_WHAT TO DO_: Transcribe the listing that follows in full, omitting pictures.

_DATASET EXCERPT_:
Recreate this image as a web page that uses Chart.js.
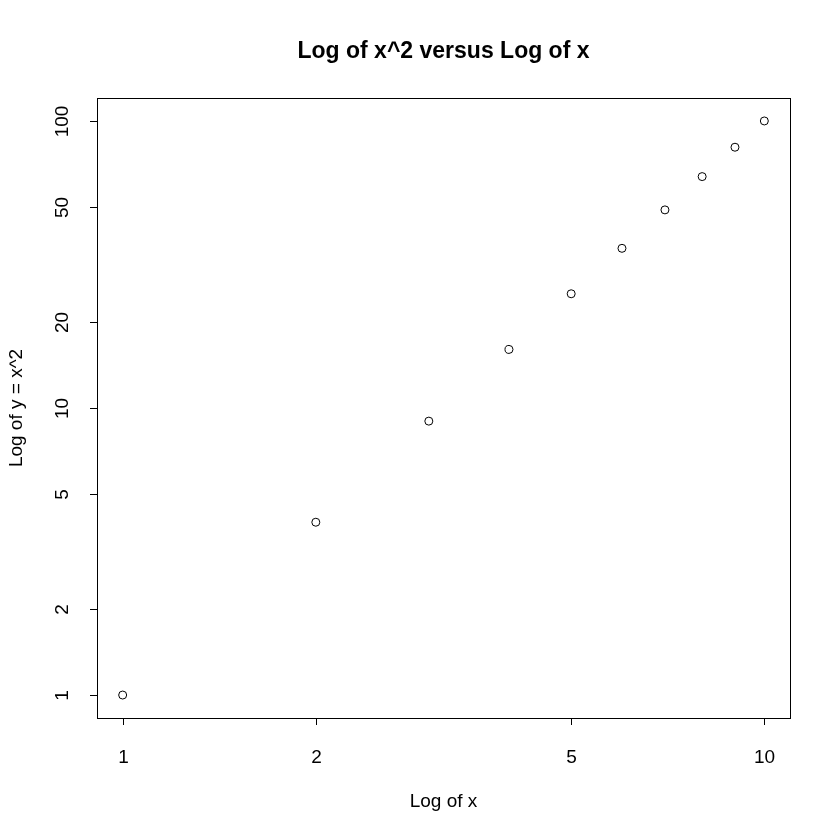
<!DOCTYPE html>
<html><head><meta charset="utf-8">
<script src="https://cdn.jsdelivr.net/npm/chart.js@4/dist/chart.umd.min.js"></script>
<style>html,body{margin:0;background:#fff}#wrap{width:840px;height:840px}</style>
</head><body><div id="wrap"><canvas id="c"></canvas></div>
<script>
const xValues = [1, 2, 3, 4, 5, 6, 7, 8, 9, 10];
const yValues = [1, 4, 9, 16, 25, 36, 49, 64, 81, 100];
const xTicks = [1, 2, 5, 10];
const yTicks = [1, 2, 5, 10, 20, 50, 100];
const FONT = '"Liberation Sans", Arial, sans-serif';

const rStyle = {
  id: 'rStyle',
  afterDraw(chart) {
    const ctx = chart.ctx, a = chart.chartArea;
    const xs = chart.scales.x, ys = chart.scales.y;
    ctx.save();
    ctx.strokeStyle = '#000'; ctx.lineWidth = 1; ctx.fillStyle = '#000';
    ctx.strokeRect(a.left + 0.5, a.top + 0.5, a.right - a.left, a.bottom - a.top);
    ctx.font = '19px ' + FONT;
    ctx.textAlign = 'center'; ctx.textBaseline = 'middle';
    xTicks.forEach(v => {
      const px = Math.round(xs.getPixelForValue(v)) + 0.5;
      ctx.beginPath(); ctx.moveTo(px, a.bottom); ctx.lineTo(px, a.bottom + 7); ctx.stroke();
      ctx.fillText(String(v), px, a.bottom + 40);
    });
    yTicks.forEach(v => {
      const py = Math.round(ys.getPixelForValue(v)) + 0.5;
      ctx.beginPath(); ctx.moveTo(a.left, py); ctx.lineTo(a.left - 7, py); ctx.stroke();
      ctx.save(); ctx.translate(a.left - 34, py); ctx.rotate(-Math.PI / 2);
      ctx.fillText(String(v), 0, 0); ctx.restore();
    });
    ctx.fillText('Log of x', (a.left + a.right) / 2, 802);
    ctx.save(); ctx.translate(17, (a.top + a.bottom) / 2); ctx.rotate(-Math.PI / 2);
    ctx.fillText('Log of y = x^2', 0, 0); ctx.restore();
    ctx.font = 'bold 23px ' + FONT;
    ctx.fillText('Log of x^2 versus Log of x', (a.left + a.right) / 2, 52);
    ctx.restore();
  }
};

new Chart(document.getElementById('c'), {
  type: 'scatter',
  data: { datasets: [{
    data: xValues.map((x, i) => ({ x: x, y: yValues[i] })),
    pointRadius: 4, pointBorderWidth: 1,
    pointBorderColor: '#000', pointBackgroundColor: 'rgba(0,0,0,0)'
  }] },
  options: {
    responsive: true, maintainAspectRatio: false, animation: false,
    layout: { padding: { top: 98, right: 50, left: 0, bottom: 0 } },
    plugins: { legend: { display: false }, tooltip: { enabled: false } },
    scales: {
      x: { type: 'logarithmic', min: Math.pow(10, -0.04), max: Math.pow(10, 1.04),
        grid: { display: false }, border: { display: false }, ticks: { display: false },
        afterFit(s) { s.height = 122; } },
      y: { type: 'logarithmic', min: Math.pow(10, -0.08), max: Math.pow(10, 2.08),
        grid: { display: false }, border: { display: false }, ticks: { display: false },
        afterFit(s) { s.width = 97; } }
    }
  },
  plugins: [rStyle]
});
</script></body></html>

_THE RESULT_:
Recreate this image as a web page that uses Chart.js.
<!DOCTYPE html>
<html><head><meta charset="utf-8">
<script src="https://cdn.jsdelivr.net/npm/chart.js@4/dist/chart.umd.min.js"></script>
<style>html,body{margin:0;background:#fff}#wrap{width:840px;height:840px}</style>
</head><body><div id="wrap"><canvas id="c"></canvas></div>
<script>
const xValues = [1, 2, 3, 4, 5, 6, 7, 8, 9, 10];
const yValues = [1, 4, 9, 16, 25, 36, 49, 64, 81, 100];
const xTicks = [1, 2, 5, 10];
const yTicks = [1, 2, 5, 10, 20, 50, 100];
const FONT = '"Liberation Sans", Arial, sans-serif';

const rStyle = {
  id: 'rStyle',
  afterDraw(chart) {
    const ctx = chart.ctx, a = chart.chartArea;
    const xs = chart.scales.x, ys = chart.scales.y;
    ctx.save();
    ctx.strokeStyle = '#000'; ctx.lineWidth = 1; ctx.fillStyle = '#000';
    ctx.strokeRect(a.left + 0.5, a.top + 0.5, a.right - a.left, a.bottom - a.top);
    ctx.font = '19px ' + FONT;
    ctx.textAlign = 'center'; ctx.textBaseline = 'middle';
    xTicks.forEach(v => {
      const px = Math.round(xs.getPixelForValue(v)) + 0.5;
      ctx.beginPath(); ctx.moveTo(px, a.bottom); ctx.lineTo(px, a.bottom + 7); ctx.stroke();
      ctx.fillText(String(v), px, a.bottom + 40);
    });
    yTicks.forEach(v => {
      const py = Math.round(ys.getPixelForValue(v)) + 0.5;
      ctx.beginPath(); ctx.moveTo(a.left, py); ctx.lineTo(a.left - 7, py); ctx.stroke();
      ctx.save(); ctx.translate(a.left - 34, py); ctx.rotate(-Math.PI / 2);
      ctx.fillText(String(v), 0, 0); ctx.restore();
    });
    ctx.fillText('Log of x', (a.left + a.right) / 2, 802);
    ctx.save(); ctx.translate(17, (a.top + a.bottom) / 2); ctx.rotate(-Math.PI / 2);
    ctx.fillText('Log of y = x^2', 0, 0); ctx.restore();
    ctx.font = 'bold 23px ' + FONT;
    ctx.fillText('Log of x^2 versus Log of x', (a.left + a.right) / 2, 52);
    ctx.restore();
  }
};

new Chart(document.getElementById('c'), {
  type: 'scatter',
  data: { datasets: [{
    data: xValues.map((x, i) => ({ x: x, y: yValues[i] })),
    pointRadius: 4, pointBorderWidth: 1,
    pointBorderColor: '#000', pointBackgroundColor: 'rgba(0,0,0,0)'
  }] },
  options: {
    responsive: true, maintainAspectRatio: false, animation: false,
    layout: { padding: { top: 98, right: 50, left: 0, bottom: 0 } },
    plugins: { legend: { display: false }, tooltip: { enabled: false } },
    scales: {
      x: { type: 'logarithmic', min: Math.pow(10, -0.04), max: Math.pow(10, 1.04),
        grid: { display: false }, border: { display: false }, ticks: { display: false },
        afterFit(s) { s.height = 122; } },
      y: { type: 'logarithmic', min: Math.pow(10, -0.08), max: Math.pow(10, 2.08),
        grid: { display: false }, border: { display: false }, ticks: { display: false },
        afterFit(s) { s.width = 97; } }
    }
  },
  plugins: [rStyle]
});
</script></body></html>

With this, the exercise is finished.